Considering Women’s Screening Preferences
Ultimately, the WISDOM study is comparing these two differing screening strategies to determine if the personalized approach is as safe, has less adverse events, facilitates preventive interventions in high-risk women, and is preferred by women. To determine if the personalized arm is as safe, investigators are assessing the rate of later-stage cancers (stage 2B or higher) at diagnosis in each of the screening approaches. They also are evaluating the number of false positives and unnecessary biopsies that may arise in each arm, the most frequent problems caused by screening.
It is surprisingly common for women to be called back after a mammogram, especially if it is their first screen. Approximately 50% of women screened annually for 10 years in the United States will experience a false positive during that time and need to come back for an additional mammogram or other diagnostic workup. About 75% of biopsies turn out to be noncancerous. While that is good news for woman overall, additional testing can prove traumatic and may discourage some women from returning for further screening.

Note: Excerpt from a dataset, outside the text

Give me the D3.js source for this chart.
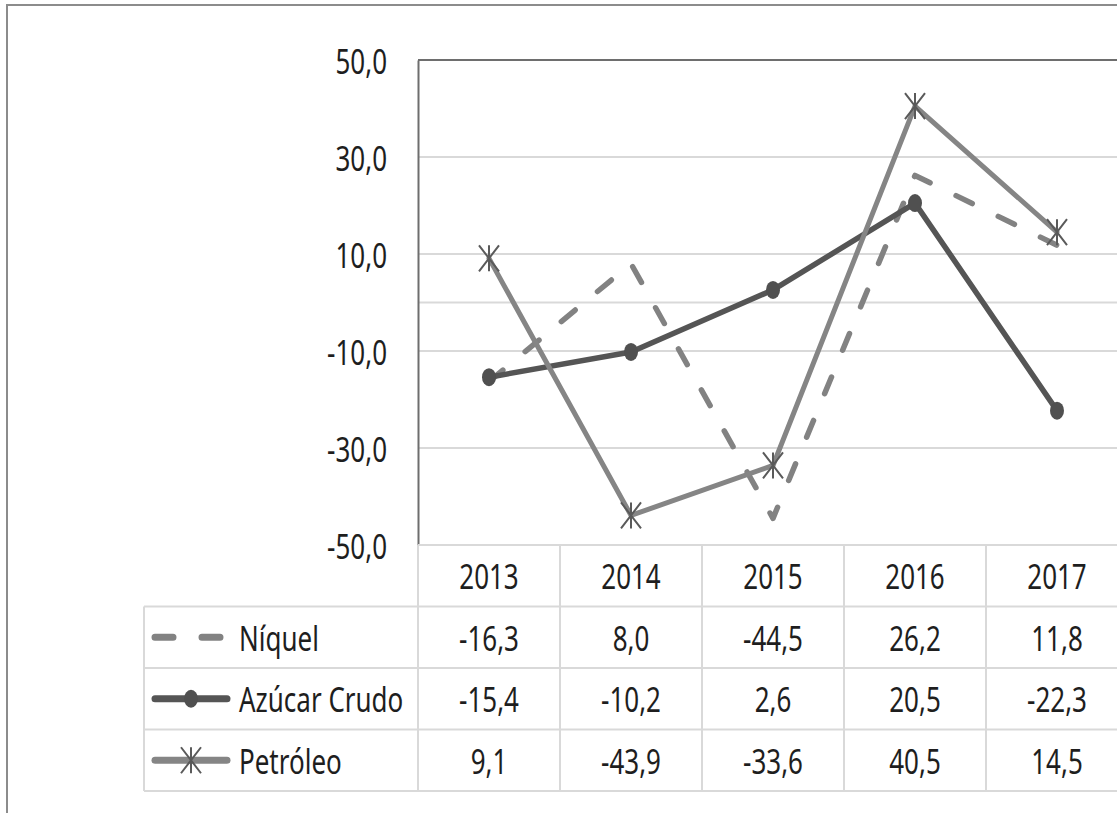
<!DOCTYPE html>
<html>
<head>
<meta charset="utf-8">
<script src="https://cdn.jsdelivr.net/npm/d3@7"></script>
<style>
  html, body { margin: 0; padding: 0; background: #fff; }
  svg { display: block; }
  text { font-family: "Noto Sans", "Open Sans", sans-serif; fill: #1e1e1e; }
</style>
</head>
<body>
<svg id="chart" width="1117" height="813"></svg>
<script>
// Years shown on the category axis / data table header
const years = ["2013", "2014", "2015", "2016", "2017"];
// Series names (legend / table row labels)
const seriesNames = ["Níquel", "Azúcar Crudo", "Petróleo"];
// Annual variation (%) per series
const niquel = [-16.3, 8.0, -44.5, 26.2, 11.8];
const azucar = [-15.4, -10.2, 2.6, 20.5, -22.3];
const petroleo = [9.1, -43.9, -33.6, 40.5, 14.5];
// Value axis ticks
const yTicks = [50, 30, 10, -10, -30, -50];
const gridValues = [30, 10, 0, -10, -30];

const svg = d3.select("#chart");
const W = 1117, H = 813;

const plotLeft = 418, plotTop = 60, plotBottom = 545, colW = 142;
const tableLeft = 144, rowH = 61.5;
const textScaleY = 1.34;
const fontSize = 26;

const x = d3.scaleBand().domain(years).range([plotLeft, plotLeft + colW * years.length]).padding(0);
const y = d3.scaleLinear().domain([-50, 50]).range([plotBottom, plotTop]);
const cx = d => x(d) + x.bandwidth() / 2;

const fmt = v => d3.format(".1f")(v).replace(".", ",").replace("−", "-");

function label(g, tx, ty, str, anchor) {
  g.append("text")
    .attr("transform", `translate(${tx},${ty}) scale(1,${textScaleY})`)
    .attr("text-anchor", anchor || "middle")
    .attr("dominant-baseline", "central")
    .attr("font-size", fontSize)
    .text(str);
}

// Outer frame
svg.append("path")
  .attr("d", `M7,${H} L7,5 L${W},5`)
  .attr("fill", "none").attr("stroke", "#8c8c8c").attr("stroke-width", 2);

// Gridlines
svg.append("g").selectAll("line").data(gridValues).join("line")
  .attr("x1", plotLeft).attr("x2", W)
  .attr("y1", d => y(d)).attr("y2", d => y(d))
  .attr("stroke", "#d9d9d9").attr("stroke-width", 2);

// Top border and value axis
svg.append("line").attr("x1", plotLeft).attr("x2", W)
  .attr("y1", y(50)).attr("y2", y(50))
  .attr("stroke", "#6e6e6e").attr("stroke-width", 2);

const yAxis = d3.axisLeft(y).tickValues(yTicks).tickSize(0).tickFormat(fmt);
const yG = svg.append("g").attr("transform", `translate(${plotLeft},0)`).call(yAxis);
yG.select(".domain").attr("stroke", "#6e6e6e").attr("stroke-width", 2);
yG.selectAll(".tick text").remove();
yTicks.forEach(v => label(svg, plotLeft - 31, y(v), fmt(v), "end"));

// Data table
const tbl = svg.append("g");
const tableLine = "#d9d9d9";
const rowsTop = plotBottom + rowH;
const tableBottom = rowsTop + rowH * seriesNames.length;
// horizontal rules
tbl.append("line").attr("x1", plotLeft).attr("x2", W).attr("y1", plotBottom).attr("y2", plotBottom)
  .attr("stroke", tableLine).attr("stroke-width", 2);
for (let i = 0; i <= seriesNames.length; i++) {
  const yy = rowsTop + rowH * i;
  tbl.append("line").attr("x1", tableLeft).attr("x2", W).attr("y1", yy).attr("y2", yy)
    .attr("stroke", tableLine).attr("stroke-width", 2);
}
// vertical rules
tbl.append("line").attr("x1", tableLeft).attr("x2", tableLeft).attr("y1", rowsTop).attr("y2", tableBottom)
  .attr("stroke", tableLine).attr("stroke-width", 2);
years.forEach(yr => {
  tbl.append("line").attr("x1", x(yr)).attr("x2", x(yr)).attr("y1", plotBottom).attr("y2", tableBottom)
    .attr("stroke", tableLine).attr("stroke-width", 2);
});
// header
years.forEach(yr => label(tbl, cx(yr), plotBottom + rowH / 2, yr));

const series = [
  { name: seriesNames[0], values: niquel, color: "#828282", width: 5.5, dash: "18,29", marker: "none" },
  { name: seriesNames[1], values: azucar, color: "#555555", width: 5.5, dash: null, marker: "circle" },
  { name: seriesNames[2], values: petroleo, color: "#858585", width: 5, dash: null, marker: "star" }
];

function drawMarker(g, type, px, py) {
  if (type === "circle") {
    g.append("ellipse").attr("cx", px).attr("cy", py).attr("rx", 7).attr("ry", 9)
      .attr("fill", "#505050");
  } else if (type === "star") {
    const w = 10, h = 13;
    g.append("path")
      .attr("d", `M${px},${py - h} L${px},${py + h} M${px - w},${py - h} L${px + w},${py + h} M${px + w},${py - h} L${px - w},${py + h}`)
      .attr("stroke", "#5a5a5a").attr("stroke-width", 2).attr("fill", "none");
  }
}

// table rows with legend keys
series.forEach((s, i) => {
  const cy = rowsTop + rowH * i + rowH / 2;
  const key = tbl.append("g");
  if (s.dash) {
    key.append("line").attr("x1", 155).attr("x2", 222).attr("y1", cy).attr("y2", cy)
      .attr("stroke", s.color).attr("stroke-width", 7).attr("stroke-linecap", "round")
      .attr("stroke-dasharray", s.dash);
  } else {
    key.append("line").attr("x1", 155).attr("x2", 227).attr("y1", cy).attr("y2", cy)
      .attr("stroke", s.color).attr("stroke-width", 7).attr("stroke-linecap", "round");
  }
  drawMarker(key, s.marker, 191, cy);
  label(tbl, 239, cy, s.name, "start");
  s.values.forEach((v, j) => label(tbl, cx(years[j]), cy, fmt(v)));
});

// Lines
const line = d3.line().x((d, i) => cx(years[i])).y(d => y(d));
const plot = svg.append("g");
series.forEach(s => {
  const g = plot.append("g");
  g.append("path").datum(s.values).attr("d", line)
    .attr("fill", "none").attr("stroke", s.color).attr("stroke-width", s.width)
    .attr("stroke-linejoin", "round").attr("stroke-linecap", "round")
    .attr("stroke-dasharray", s.dash);
  s.values.forEach((v, i) => drawMarker(g, s.marker, cx(years[i]), y(v)));
});
</script>
</body>
</html>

Matching a woman’s screening frequency more precisely to her risk for developing breast cancer may help reduce the number of call backs and biopsies, while reducing a woman’s anxiety and lowering the costs of unneeded tests—all without compromising the benefit of mammography. In fact, there may be the opportunity to do more for some, while safely doing less for others, easily making up for the added costs of the new technologies.
So far, about 45,000 women, ages 40 to 74 years, have consented to be part of the study, which has a recruitment goal of 100,000. The study is open to any eligible woman online through the WISDOM website.
Initially, more than 80% of the women joining the study were non-Hispanic white women. Wanting to reach a more racially and ethnically diverse populations, the trial, with help from NCI funding, expanded to additional enrollment centers and engaged a dedicated Community Leadership Board. By 2021, the percentage of non-Hispanic white women was reduced to 73%. Rates of Black/AA participants went up from 1.7% to 8.1% in 2021. Participants who are Hispanic/Latino now represent about 10% of the total.
The WISDOM team has been working closely with the Community Leadership Board to identify new community connections, partnerships and opportunities to reach more diverse populations, so the trial can closely reflect the diversity of the United States.
The expectation, given the WISDOM study’s broad recruitment structure with enhanced diversity enrollment sites, is that it will help ensure diversity among participants and the inclusion of women who otherwise might not have the opportunity to participate and be represented in the study.
“The outreach methods being used in this study could help improve the recruitment of diverse populations for future cancer screening trials,” said Dr. Heckman-Stoddard.
Dr. Esserman stated that the inclusion of women of color, who have the highest rates of lethal breast cancers, is critical. The goal is to reduce the economic or social barriers to appropriate care, including both screening and treatment. “There is an urgent need to make sure we are doing more to address the disparity in outcomes—especially in African American women—and develop better risk assessment tools, especially for those at higher risk for lethal cancers such as triple negative breast cancer,” she said.